The Wardrobe begins with an opening clip that could almost be mistaken for serious if you don’t know what kind of game you’re in for. It tells the story of two boys on picnic, only for one of them to die after eating some plums. The other boy flees and doesn’t tell anyone what has happened.
You play as the dead boy, who is mysteriously stripped of his flesh and resurrected. He goes to live in the wardrobe of the friend who fed him those fatal plums – literally, the skeleton in his closet.
The game begins on what appears to be an ordinary day. You leave your wardrobe, you go to the bathroom. But when you re-emerge, you find that your friend is gone, along with his family and possessions, and the house is being cleared by removal men. You no longer have a wardrobe to live in.
Your task from there is to make your own way in the world.
The game has a simple point-and-click format. It doesn’t have terribly complex controls, but it does make decent use of the Switch’s touch screen functionality and is easy enough to control with a Joy-Con if you’re playing on a larger screen.
Like a lot of similarly structured games, The Wardrobe definitely offers an indulgence for your inner kleptomaniac. You have the option of fiddling with or collecting near enough everything you see.
The design of the game is a colourful, cartoony style that both contrasts with and compliments the dark sense of humour. The childlike design enhances the absurdity of the death in the opening sequence and clashes entertainingly with the adult jokes scattered around throughout the background of the world you explore.
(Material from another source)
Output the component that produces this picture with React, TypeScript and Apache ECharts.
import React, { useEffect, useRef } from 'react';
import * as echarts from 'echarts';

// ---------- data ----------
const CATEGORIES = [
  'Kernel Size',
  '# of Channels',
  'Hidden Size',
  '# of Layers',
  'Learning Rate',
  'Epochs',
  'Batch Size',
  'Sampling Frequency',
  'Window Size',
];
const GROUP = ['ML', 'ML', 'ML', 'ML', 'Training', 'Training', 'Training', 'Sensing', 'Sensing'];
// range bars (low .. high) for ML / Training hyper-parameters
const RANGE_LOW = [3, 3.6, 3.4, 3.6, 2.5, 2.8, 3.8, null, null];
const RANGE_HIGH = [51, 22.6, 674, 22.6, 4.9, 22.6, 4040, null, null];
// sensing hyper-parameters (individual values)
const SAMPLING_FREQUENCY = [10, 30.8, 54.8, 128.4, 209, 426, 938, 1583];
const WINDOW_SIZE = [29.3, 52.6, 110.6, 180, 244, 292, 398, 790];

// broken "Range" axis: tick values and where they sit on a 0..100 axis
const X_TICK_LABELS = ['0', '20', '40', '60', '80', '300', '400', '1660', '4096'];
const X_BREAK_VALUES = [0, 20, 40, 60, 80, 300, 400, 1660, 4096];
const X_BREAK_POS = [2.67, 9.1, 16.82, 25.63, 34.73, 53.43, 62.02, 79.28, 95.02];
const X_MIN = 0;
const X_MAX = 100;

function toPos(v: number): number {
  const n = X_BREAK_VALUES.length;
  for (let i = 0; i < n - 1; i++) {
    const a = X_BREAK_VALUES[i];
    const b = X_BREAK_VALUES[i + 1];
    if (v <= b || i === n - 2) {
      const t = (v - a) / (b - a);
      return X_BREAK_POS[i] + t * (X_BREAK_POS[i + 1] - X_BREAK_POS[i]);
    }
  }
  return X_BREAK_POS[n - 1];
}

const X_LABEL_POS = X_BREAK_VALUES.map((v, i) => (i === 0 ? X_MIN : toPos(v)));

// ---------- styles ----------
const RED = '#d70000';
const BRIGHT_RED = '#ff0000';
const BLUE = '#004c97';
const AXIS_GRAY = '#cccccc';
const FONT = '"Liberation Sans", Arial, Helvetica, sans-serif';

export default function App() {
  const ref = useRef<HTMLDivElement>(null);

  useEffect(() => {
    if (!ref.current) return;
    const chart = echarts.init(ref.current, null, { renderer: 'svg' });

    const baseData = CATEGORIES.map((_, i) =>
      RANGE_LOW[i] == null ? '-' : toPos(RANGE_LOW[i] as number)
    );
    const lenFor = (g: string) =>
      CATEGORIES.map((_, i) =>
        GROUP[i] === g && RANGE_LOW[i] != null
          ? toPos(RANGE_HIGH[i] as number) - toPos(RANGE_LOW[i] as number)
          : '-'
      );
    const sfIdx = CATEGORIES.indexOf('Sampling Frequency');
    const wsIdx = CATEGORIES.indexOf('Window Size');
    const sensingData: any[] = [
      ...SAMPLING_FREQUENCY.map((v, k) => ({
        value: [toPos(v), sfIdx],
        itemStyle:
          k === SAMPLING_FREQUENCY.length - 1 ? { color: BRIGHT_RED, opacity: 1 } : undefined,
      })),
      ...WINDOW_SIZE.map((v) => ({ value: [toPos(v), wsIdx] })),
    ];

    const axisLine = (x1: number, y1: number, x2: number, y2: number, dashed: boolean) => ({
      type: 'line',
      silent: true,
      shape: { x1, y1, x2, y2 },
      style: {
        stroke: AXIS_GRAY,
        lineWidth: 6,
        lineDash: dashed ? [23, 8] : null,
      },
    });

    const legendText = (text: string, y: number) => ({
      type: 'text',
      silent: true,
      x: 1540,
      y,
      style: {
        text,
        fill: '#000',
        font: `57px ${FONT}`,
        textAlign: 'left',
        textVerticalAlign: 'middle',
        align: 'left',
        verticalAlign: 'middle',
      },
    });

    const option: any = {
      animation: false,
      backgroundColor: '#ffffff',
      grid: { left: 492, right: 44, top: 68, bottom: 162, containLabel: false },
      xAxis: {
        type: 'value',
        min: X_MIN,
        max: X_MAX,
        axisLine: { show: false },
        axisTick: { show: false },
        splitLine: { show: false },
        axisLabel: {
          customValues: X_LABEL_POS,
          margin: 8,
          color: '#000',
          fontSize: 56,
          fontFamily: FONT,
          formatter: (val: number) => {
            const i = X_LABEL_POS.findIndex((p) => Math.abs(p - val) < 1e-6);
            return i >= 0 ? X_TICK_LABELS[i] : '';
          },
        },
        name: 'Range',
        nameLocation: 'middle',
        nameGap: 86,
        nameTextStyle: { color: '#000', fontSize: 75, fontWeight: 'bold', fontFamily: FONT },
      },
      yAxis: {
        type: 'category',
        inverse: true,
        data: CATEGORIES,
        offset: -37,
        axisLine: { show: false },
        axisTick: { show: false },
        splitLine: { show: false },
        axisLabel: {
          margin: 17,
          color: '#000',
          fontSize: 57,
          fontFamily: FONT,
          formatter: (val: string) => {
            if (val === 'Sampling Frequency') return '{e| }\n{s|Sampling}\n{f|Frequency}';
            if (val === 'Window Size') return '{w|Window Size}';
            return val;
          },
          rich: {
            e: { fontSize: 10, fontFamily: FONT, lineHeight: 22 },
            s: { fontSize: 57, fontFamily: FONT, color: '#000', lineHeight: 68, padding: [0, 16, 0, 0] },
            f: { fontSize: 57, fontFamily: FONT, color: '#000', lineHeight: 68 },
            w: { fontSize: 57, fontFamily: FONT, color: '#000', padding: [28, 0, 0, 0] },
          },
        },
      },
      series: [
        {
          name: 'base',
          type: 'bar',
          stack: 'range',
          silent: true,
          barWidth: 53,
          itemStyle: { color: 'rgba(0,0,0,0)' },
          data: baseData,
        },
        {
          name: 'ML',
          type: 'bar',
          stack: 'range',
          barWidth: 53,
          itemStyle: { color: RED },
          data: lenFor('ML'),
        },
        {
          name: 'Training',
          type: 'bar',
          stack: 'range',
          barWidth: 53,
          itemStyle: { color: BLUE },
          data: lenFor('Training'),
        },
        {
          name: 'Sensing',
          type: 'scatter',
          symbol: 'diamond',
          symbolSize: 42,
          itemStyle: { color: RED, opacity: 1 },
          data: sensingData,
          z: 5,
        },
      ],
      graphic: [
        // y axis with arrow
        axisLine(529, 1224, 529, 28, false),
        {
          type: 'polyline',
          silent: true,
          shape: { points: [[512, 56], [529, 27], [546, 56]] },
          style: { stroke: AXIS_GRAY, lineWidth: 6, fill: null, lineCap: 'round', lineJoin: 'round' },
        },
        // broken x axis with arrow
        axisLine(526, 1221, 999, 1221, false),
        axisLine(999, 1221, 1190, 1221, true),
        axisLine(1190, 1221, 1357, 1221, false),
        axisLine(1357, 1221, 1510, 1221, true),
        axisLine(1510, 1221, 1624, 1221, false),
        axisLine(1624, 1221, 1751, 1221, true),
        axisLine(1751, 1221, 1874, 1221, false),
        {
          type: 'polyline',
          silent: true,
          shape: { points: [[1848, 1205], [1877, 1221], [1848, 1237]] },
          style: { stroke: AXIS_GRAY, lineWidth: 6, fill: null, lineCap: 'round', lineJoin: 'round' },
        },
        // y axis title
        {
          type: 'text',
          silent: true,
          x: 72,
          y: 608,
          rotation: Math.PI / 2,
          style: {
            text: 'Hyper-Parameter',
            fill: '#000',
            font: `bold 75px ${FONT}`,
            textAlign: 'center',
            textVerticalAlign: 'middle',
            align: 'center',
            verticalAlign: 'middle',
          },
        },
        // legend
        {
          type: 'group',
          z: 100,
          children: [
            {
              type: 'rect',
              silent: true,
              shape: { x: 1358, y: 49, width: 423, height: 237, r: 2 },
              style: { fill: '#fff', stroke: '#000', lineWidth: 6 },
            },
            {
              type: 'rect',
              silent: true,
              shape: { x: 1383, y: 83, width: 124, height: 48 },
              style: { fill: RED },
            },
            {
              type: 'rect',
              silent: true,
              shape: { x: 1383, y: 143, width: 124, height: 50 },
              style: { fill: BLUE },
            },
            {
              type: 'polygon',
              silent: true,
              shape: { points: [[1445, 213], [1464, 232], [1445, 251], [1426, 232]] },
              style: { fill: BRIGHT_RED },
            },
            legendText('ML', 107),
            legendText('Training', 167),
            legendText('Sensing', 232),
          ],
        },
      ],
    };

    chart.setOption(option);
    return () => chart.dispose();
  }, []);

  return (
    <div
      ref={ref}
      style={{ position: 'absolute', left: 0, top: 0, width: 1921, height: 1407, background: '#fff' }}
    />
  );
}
The game has put a lot of effort into its sense of humour. It is dark and sarcastic and it does ease you into the game with a laugh. Skinny the skeleton has some enjoyable banter with the narrator who tries to help you get the hang of the controls. There are nostalgia references dotted around everywhere, almost to the extent that it feels like there are more details designed to be gags than to build the game world.
There are a number of options you have to click on that Skinny with just refuse to engage with. Instead, he’ll give you a withering response about how ridiculous it is that you would even suggest that. This is funny the first few times, but it gets old quite quickly.
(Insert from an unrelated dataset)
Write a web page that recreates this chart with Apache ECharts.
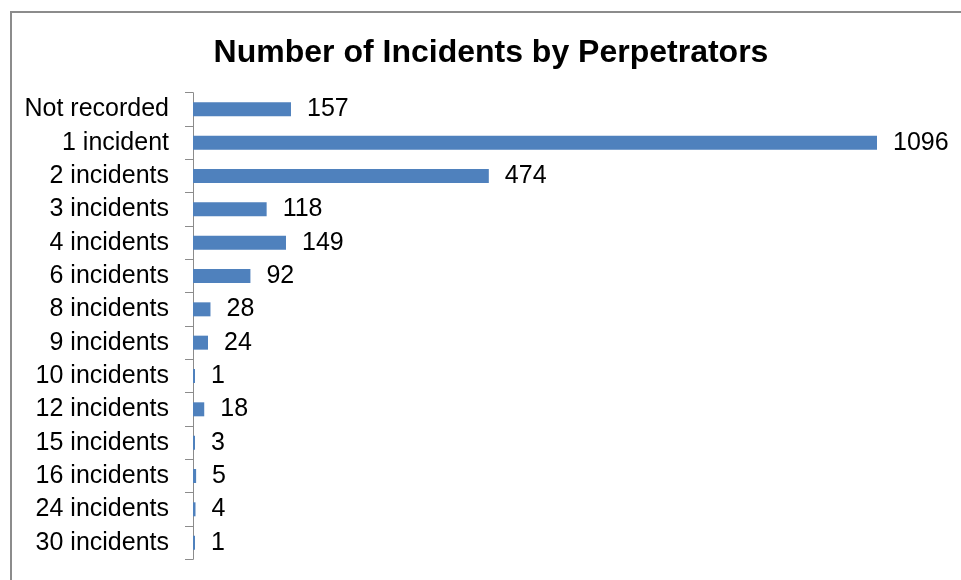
<!DOCTYPE html>
<html><head><meta charset="utf-8">
<script src="https://cdn.jsdelivr.net/npm/echarts@6/dist/echarts.min.js"></script>
<style>html,body{margin:0;padding:0;background:#fff}#c{width:961px;height:580px}</style>
</head><body><div id="c"></div>
<script>
const categories = ["Not recorded","1 incident","2 incidents","3 incidents","4 incidents","6 incidents","8 incidents","9 incidents","10 incidents","12 incidents","15 incidents","16 incidents","24 incidents","30 incidents"];
const counts = [157,1096,474,118,149,92,28,24,1,18,3,5,4,1];
const titleText = "Number of Incidents by Perpetrators";

const chart = echarts.init(document.getElementById('c'), null, {renderer:'canvas'});
chart.setOption({
  backgroundColor:'#fff',
  animation:false,
  title:{text:titleText,left:486,textAlign:'center',top:32,
    textStyle:{fontFamily:'Liberation Sans, Arial',fontWeight:'bold',fontSize:32,color:'#000'}},
  graphic:[{type:'rect',shape:{x:11,y:12,width:1000,height:620},
    style:{fill:'none',stroke:'#8c8c8c',lineWidth:2},silent:true}],
  grid:{left:193,top:92.7,width:684,height:466.6,containLabel:false},
  xAxis:{type:'value',min:0,max:1096,show:false,splitLine:{show:false}},
  yAxis:{type:'category',data:categories,inverse:true,
    axisLine:{show:true,lineStyle:{color:'#8c8c8c',width:1}},
    axisTick:{show:true,length:8,lineStyle:{color:'#8c8c8c'}},
    axisLabel:{margin:24,color:'#000',fontFamily:'Liberation Sans, Arial',fontSize:25}},
  series:[{type:'bar',data:counts,barWidth:14,barMinHeight:2,
    itemStyle:{color:'#4f81bd'},
    label:{show:true,position:'right',distance:16,color:'#000',
      fontFamily:'Liberation Sans, Arial',fontSize:25}}]
});
</script></body></html>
It also slows down how fast you can progress through the game, which is already quite modestly paced. If you’re the kind of player who wants to get on with the story, you might end up getting frustrated at the number of things you are led to believe you can explore but actually can’t.
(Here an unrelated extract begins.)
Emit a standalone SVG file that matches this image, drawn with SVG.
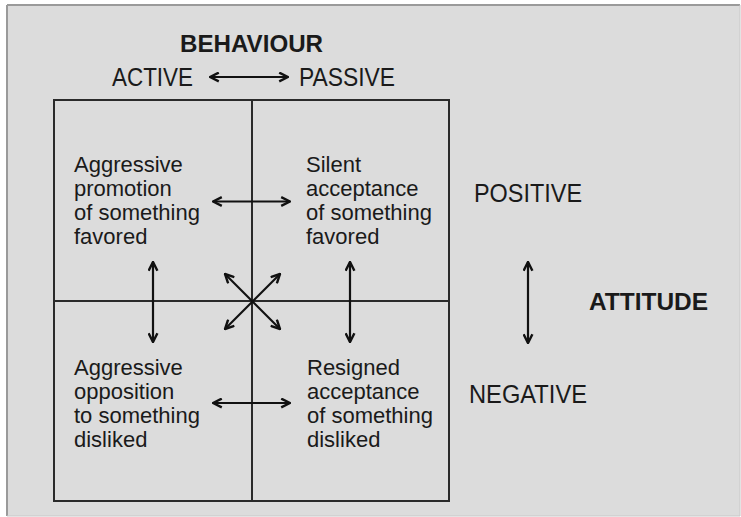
<svg xmlns="http://www.w3.org/2000/svg" width="741" height="517" viewBox="0 0 741 517">
<style>
.t{font-family:"Liberation Sans",Arial,sans-serif;font-size:22px;fill:#1a1a1a}
.c{font-size:25px}
.b{font-weight:bold;font-size:24px}
.g{fill:none;stroke:#2a2a2a;stroke-width:2}
.a{fill:none;stroke:#111;stroke-width:2.2}
</style>
<defs>
<marker id="ah" viewBox="0 0 10 10" refX="9" refY="5" markerWidth="11" markerHeight="11" markerUnits="userSpaceOnUse" orient="auto-start-reverse">
<path d="M1,1 L9,5 L1,9" fill="none" stroke="#111" stroke-width="2.2"/>
</marker>
</defs>
<rect x="0" y="0" width="741" height="517" fill="#ffffff"/>
<rect x="7" y="5" width="733" height="511" fill="#dcdcdc"/>
<line x1="7" y1="5" x2="740" y2="5" stroke="#9a9a9a" stroke-width="2"/>
<line x1="7" y1="5" x2="7" y2="516" stroke="#9a9a9a" stroke-width="2"/>
<line x1="740" y1="5" x2="740" y2="516" stroke="#c8c8c8" stroke-width="1"/>
<line x1="7" y1="516" x2="740" y2="516" stroke="#c8c8c8" stroke-width="1"/>

<g id="behaviour">
<text class="t b" x="180" y="52" textLength="143" lengthAdjust="spacingAndGlyphs">BEHAVIOUR</text>
<text class="t c" x="112" y="86" textLength="81" lengthAdjust="spacingAndGlyphs">ACTIVE</text>
<text class="t c" x="299" y="86" textLength="96" lengthAdjust="spacingAndGlyphs">PASSIVE</text>
</g>
<g id="grid">
<rect class="g" x="54" y="100" width="395" height="401"/>
<line class="g" x1="252" y1="100" x2="252" y2="501"/>
<line class="g" x1="54" y1="301" x2="449" y2="301"/>
</g>
<g id="q1">
<text class="t" x="74" y="172">Aggressive</text>
<text class="t" x="74" y="196">promotion</text>
<text class="t" x="74" y="220">of something</text>
<text class="t" x="74" y="244">favored</text>
</g>
<g id="q2">
<text class="t" x="306" y="172">Silent</text>
<text class="t" x="306" y="196">acceptance</text>
<text class="t" x="306" y="220">of something</text>
<text class="t" x="306" y="244">favored</text>
</g>
<g id="q3">
<text class="t" x="74" y="375">Aggressive</text>
<text class="t" x="74" y="399">opposition</text>
<text class="t" x="74" y="423">to something</text>
<text class="t" x="74" y="447">disliked</text>
</g>
<g id="q4">
<text class="t" x="307" y="375">Resigned</text>
<text class="t" x="307" y="399">acceptance</text>
<text class="t" x="307" y="423">of something</text>
<text class="t" x="307" y="447">disliked</text>
</g>
<g id="attitude">
<text class="t c" x="474" y="202" textLength="108" lengthAdjust="spacingAndGlyphs">POSITIVE</text>
<text class="t c" x="469" y="403" textLength="118" lengthAdjust="spacingAndGlyphs">NEGATIVE</text>
<text class="t b" x="589" y="310" textLength="119" lengthAdjust="spacingAndGlyphs">ATTITUDE</text>
</g>
<g id="connectors">
<line class="a" x1="210" y1="77" x2="288" y2="77" marker-start="url(#ah)" marker-end="url(#ah)"/>
<line class="a" x1="213" y1="201.5" x2="290" y2="201.5" marker-start="url(#ah)" marker-end="url(#ah)"/>
<line class="a" x1="213" y1="403" x2="290" y2="403" marker-start="url(#ah)" marker-end="url(#ah)"/>
<line class="a" x1="153" y1="262" x2="153" y2="342" marker-start="url(#ah)" marker-end="url(#ah)"/>
<line class="a" x1="350" y1="262" x2="350" y2="342" marker-start="url(#ah)" marker-end="url(#ah)"/>
<line class="a" x1="528" y1="262" x2="528" y2="343" marker-start="url(#ah)" marker-end="url(#ah)"/>
<line class="a" x1="225" y1="274" x2="280" y2="329" marker-start="url(#ah)" marker-end="url(#ah)"/>
<line class="a" x1="280" y1="274" x2="225" y2="329" marker-start="url(#ah)" marker-end="url(#ah)"/>
</g>
</svg>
Silly humour aside, The Wardrobe does require you to put some thought into the puzzles you are faced with and to think outside the box. For instance, it isn’t immediately obvious that you’re supposed to avoid the drug-addled removal men by flushing yourself down the toilet to get into the sewer.
The sense of humour in The Wardrobe could be described as an acquired taste, but undoubtedly a lot of effort has gone into it. There are definitely people out there who will love devoting their time to seeking out every nerdy easter egg buried in the various backgrounds as they get Skinny to safety.